Collected data
* begin *

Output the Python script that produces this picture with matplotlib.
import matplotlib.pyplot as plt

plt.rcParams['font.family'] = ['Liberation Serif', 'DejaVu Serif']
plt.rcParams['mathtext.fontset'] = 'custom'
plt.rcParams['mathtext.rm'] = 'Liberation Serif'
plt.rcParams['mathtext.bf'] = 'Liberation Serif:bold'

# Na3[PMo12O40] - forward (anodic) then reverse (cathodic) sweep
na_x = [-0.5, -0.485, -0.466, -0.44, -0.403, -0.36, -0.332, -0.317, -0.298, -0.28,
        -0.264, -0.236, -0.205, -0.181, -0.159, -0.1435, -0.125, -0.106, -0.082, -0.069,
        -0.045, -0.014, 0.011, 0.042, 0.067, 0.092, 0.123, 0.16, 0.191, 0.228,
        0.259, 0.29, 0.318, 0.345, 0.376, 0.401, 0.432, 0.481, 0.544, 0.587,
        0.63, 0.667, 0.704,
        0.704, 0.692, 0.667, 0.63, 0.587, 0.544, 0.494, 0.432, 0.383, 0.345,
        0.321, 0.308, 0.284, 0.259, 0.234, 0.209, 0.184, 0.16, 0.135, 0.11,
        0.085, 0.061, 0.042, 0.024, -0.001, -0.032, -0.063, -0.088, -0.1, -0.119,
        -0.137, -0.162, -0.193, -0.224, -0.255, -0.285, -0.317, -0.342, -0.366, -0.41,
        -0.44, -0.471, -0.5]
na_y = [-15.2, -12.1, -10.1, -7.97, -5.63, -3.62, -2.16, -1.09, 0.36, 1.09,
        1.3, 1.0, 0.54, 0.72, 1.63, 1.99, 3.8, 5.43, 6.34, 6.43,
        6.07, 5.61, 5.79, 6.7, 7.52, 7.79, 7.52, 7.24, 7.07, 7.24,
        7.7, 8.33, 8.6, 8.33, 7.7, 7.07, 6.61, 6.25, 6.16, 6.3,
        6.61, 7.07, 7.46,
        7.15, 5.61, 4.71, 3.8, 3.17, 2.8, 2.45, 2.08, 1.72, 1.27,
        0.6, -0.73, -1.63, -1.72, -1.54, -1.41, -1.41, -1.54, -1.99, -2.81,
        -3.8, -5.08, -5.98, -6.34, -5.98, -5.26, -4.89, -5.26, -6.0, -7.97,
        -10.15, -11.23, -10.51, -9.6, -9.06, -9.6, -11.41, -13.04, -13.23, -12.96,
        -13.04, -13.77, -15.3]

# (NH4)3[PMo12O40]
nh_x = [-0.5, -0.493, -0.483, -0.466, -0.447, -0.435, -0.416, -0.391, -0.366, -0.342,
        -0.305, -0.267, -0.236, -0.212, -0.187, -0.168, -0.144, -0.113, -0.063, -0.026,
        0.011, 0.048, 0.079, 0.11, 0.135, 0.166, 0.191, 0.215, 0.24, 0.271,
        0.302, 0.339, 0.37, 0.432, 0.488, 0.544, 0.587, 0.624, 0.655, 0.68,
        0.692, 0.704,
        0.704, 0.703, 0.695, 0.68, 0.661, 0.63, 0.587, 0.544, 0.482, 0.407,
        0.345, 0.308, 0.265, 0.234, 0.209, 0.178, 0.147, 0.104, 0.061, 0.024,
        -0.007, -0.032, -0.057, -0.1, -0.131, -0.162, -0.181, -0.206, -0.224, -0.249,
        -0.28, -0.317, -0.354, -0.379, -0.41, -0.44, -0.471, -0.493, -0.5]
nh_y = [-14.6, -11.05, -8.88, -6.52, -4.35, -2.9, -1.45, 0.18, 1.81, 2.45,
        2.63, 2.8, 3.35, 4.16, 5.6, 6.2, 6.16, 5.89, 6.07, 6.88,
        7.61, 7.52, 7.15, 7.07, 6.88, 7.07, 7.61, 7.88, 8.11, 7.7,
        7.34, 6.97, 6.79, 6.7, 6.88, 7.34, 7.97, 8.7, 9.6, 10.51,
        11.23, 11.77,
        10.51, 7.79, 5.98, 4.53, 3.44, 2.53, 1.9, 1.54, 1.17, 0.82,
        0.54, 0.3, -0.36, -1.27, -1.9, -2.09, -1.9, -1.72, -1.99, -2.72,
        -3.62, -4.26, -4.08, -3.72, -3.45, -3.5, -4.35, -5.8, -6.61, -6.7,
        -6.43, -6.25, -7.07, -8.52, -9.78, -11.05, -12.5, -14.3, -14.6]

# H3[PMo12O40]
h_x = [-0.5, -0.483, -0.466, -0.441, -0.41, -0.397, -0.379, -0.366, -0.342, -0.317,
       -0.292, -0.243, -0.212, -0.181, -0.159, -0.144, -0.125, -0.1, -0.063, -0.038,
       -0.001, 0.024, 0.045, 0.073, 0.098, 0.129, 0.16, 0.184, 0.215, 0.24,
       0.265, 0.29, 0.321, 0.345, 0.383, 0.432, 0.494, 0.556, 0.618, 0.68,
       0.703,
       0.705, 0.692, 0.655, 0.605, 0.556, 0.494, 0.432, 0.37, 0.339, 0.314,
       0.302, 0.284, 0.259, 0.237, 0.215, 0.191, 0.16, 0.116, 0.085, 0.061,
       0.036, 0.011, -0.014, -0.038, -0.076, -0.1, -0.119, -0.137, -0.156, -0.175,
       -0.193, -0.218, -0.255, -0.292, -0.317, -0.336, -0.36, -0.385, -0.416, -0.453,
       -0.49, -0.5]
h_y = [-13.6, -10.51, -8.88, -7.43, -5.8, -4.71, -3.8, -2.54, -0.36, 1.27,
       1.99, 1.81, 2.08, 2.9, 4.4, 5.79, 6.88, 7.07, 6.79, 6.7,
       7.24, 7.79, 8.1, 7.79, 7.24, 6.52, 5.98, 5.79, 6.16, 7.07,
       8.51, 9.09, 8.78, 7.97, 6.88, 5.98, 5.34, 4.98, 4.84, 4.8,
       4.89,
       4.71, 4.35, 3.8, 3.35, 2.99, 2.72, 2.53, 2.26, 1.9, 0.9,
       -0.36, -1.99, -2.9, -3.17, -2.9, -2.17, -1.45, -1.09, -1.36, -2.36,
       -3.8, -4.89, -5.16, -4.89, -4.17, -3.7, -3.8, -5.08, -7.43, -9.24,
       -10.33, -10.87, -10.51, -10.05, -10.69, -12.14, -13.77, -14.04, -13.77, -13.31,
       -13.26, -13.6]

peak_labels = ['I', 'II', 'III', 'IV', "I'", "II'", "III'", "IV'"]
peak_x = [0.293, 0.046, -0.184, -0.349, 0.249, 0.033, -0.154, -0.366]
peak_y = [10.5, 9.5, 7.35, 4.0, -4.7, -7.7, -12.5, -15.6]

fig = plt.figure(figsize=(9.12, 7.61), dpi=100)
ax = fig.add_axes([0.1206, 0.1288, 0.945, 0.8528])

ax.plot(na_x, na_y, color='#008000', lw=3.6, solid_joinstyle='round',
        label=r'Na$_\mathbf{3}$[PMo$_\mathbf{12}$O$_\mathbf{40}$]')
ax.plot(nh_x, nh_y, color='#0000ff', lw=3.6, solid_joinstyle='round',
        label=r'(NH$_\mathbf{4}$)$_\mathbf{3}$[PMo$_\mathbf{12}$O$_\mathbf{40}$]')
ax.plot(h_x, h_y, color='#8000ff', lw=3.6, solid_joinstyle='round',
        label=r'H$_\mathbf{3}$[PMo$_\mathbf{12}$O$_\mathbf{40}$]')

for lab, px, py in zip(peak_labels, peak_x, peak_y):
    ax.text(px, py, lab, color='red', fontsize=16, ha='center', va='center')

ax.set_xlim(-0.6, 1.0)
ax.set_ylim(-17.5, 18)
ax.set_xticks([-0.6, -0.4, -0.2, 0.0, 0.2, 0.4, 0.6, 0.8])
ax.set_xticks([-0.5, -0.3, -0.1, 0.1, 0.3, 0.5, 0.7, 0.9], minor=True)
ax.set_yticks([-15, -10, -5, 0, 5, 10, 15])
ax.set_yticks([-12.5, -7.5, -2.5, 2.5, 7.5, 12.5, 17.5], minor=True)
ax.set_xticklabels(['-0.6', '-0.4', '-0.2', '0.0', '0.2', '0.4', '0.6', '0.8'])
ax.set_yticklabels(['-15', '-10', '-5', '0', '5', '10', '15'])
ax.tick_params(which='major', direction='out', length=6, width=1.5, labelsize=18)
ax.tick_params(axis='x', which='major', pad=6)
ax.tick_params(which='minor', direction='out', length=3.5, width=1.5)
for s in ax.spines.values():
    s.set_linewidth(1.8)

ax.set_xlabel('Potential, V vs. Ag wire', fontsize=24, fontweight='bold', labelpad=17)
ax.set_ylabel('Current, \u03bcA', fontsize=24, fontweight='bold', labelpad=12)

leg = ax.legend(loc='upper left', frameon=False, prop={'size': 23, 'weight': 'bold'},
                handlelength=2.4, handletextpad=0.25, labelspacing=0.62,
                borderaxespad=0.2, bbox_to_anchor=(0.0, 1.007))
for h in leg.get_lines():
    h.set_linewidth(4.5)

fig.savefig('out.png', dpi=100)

* end *
* begin *

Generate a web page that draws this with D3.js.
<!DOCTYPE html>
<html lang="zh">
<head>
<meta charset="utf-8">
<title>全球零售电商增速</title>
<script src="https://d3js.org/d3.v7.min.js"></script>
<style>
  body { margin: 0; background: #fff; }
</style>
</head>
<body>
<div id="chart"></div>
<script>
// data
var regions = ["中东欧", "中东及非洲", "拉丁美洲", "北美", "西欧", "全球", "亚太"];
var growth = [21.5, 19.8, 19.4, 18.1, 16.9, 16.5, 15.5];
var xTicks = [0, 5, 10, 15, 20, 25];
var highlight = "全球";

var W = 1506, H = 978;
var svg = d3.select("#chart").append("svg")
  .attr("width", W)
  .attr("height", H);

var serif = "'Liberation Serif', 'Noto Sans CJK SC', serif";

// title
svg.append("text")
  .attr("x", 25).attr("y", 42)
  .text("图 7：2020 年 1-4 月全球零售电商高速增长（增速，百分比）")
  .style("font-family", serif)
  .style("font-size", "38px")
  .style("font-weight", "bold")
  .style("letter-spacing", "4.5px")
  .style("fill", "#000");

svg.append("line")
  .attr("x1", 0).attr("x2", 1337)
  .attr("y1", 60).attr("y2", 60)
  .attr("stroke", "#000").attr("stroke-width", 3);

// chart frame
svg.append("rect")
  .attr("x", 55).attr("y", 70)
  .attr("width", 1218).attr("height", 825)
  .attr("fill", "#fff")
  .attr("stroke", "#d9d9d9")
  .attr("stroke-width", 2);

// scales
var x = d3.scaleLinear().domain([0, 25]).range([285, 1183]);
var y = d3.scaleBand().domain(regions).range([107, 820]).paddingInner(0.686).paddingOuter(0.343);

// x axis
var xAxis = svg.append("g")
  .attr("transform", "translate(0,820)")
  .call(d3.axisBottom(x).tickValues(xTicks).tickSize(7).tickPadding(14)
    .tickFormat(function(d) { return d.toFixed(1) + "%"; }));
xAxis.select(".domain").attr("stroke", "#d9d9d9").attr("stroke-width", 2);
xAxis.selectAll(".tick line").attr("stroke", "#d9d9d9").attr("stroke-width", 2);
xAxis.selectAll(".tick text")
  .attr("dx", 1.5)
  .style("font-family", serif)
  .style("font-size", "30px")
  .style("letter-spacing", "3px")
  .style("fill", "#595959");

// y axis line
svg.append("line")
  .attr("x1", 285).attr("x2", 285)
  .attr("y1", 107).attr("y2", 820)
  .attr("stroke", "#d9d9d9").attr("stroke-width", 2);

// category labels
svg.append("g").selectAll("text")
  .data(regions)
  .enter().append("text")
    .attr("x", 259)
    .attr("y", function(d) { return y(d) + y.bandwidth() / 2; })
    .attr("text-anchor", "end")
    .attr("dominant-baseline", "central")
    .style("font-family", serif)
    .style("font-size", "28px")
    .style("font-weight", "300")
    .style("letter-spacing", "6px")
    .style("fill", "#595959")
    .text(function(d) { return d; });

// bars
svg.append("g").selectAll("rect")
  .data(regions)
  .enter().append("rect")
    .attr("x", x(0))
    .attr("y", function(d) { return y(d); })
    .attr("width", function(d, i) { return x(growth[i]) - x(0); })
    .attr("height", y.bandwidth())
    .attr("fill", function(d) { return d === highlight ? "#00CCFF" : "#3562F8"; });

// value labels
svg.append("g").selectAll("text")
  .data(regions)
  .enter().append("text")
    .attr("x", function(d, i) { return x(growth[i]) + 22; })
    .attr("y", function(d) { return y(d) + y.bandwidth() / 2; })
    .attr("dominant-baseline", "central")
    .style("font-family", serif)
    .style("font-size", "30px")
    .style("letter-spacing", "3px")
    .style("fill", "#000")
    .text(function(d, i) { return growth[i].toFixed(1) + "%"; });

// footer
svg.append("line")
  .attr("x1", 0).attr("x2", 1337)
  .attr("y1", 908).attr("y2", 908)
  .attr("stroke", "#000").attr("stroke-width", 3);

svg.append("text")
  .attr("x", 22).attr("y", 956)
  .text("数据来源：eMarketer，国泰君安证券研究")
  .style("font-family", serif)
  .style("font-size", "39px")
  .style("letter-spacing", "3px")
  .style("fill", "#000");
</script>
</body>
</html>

* end *

*Written instruction*
Using the entries above, repeat only the lines from the one containing "Output the Python" through the one containing "plt.rcParams['mathtext.bf'] = 'Liberation", end lines included.

*Final result*
Output the Python script that produces this picture with matplotlib.
import matplotlib.pyplot as plt

plt.rcParams['font.family'] = ['Liberation Serif', 'DejaVu Serif']
plt.rcParams['mathtext.fontset'] = 'custom'
plt.rcParams['mathtext.rm'] = 'Liberation Serif'
plt.rcParams['mathtext.bf'] = 'Liberation Serif:bold'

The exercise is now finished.